[thelist] Fixed Cost Estimations

Matt Warden mwarden at gmail.com
Thu Jul 21 09:53:06 CDT 2011


On Thu, Jul 21, 2011 at 9:33 AM, Bob Meetin <bobm at dottedi.biz> wrote:
> I'm still getting a handle on the other thread...  The general problem with
> fixed cost pricing is, as you say, uncertainty.  Most of my clients are very
> very small businesses. They are tight and can only deal with a fixed dollar
> amount.

Sounds to me like you already understand the other thread. What you
are saying here is that your costs don't set prices; your customers'
willingness to pay a particular price for the work sets prices.
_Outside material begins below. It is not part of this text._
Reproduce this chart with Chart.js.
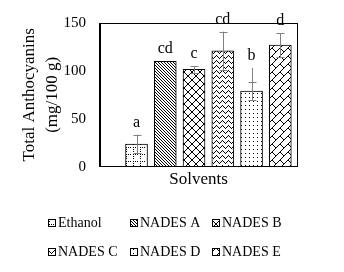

The challenge you are describing is just a situation where the
difference between what they are willing to pay and what you estimate
your costs are, is smaller than is comfortable. So, if your estimate
is wrong in the wrong direction, then you will regret taking the
project.

Everyone always has a magic formula for coming up with a project
price. When I worked at one of the big boys, we had a massive
spreadsheet where all you'd have to do is enter in some values of how
many of this and how many of that, and it would spit out a man-hours
estimate by type of resource and then of course give you a dollar
total. Do I need to even tell you how well this worked? In fact, I was
involved in a committee that was working on new estimation methods,
and we were looking at a statistical model that used a person's
estimate as input and adjusted based on past actuals-estimates history
for that person, within a confidence interval. So if history shows Joe
underestimates by 23% with a deviation of +/- 10%, then we would
adjust Joe's estimate for that item by that amount.

But let me underscore. This is us determining what our floor price
would have to be. The price we charge is a very different matter and
is based on what the customer is willing to pay and where we think our
competitors can come in at relative to their ability to execute. In
smaller freelancing/contracting scenarios, you generally are not in as
competitive a situation as when 4 firms with known reputations are
fighting for the same RFP.

-- 
Matt Warden
http://mattwarden.com


This email proudly and graciously contributes to entropy.